Amplifi and Spotify seek to end ‘disconnect’ of audio ad spend
Dentsu Aegis has struck a deal with Spotify which it says will help brands in Asia Pacific target consumers on audio platforms and end the “disconnect” between where ad money is spent and where people are listening.
The partnership has seen Dentsu’s media investment arm, Amplifi, join forces with the music streaming firm to launch The Audio Stack. The companies claim it is a first in the region.
Data mined by Spotify and Dentsu’s planning and activation platform, M1 will, they say, allow brands to more accurately plan their media spend.
It will be rolled out in Singapore and Australia this month, before expanding to Hong Kong, Indonesia, Japan, Malaysia, New Zealand, Philippines, Taiwan, Thailand, and Vietnam in 2019.
Describing it as platform agnostic, the announcement said Audio Stack will find consumers across radio and digital audio and whether they are online or offline.
“The audio landscape is evolving rapidly and there is a disconnect on where we spend our audio budget versus where we spend our time listening,” Amplifi Asia Pacific president Sunil Yadav said. “We need to shift our focus back to being ‘audience first’ instead of ‘radio first’.
“Putting this into play, we partnered with Spotify to develop The Audio Stack, to ensure effective targeting through a close study of audience behavioural patterns.”
Spotify Asia Pacific vice president of advertising, Sunita Kaur, said it will enable advertisers to deliver ads in real-time to registered Spotify users “during key moments of their day or when they consume audio content on Spotify”.

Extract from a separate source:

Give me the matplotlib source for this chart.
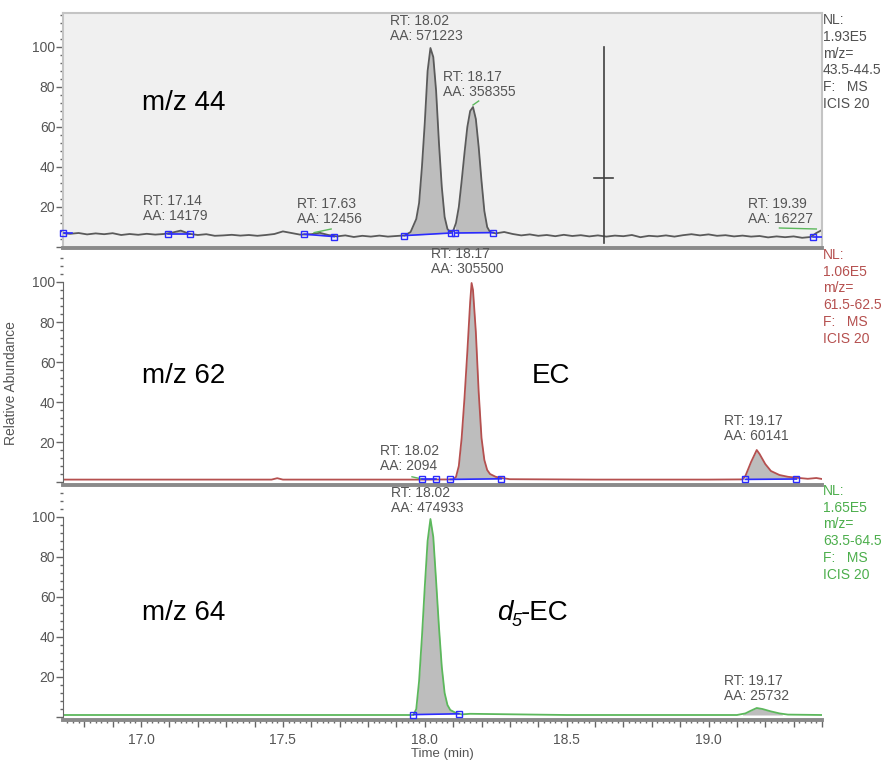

The Audio Stack tool has been trialled in the UK since 2017 with Dentsu claiming digital audio spend has climbed 375%. Nearly 80% of clients tested the platform, the agency network said.
In a further move, Dentsu said it will be the first agency in Asia Pacific to develop a strategic creative offering with voice technology and Spotify 3D audio.
It said the creative capability will leverage its iProspect VoiceLab – developed in partnership with Google, to demonstrate the impact of audio creative for clients.
In an age where audio, voice, artificial intelligence and machine learning are prevalent, Yadav said it was “crucial” to “unlock the potential of voice and audio creative to future proof brands”.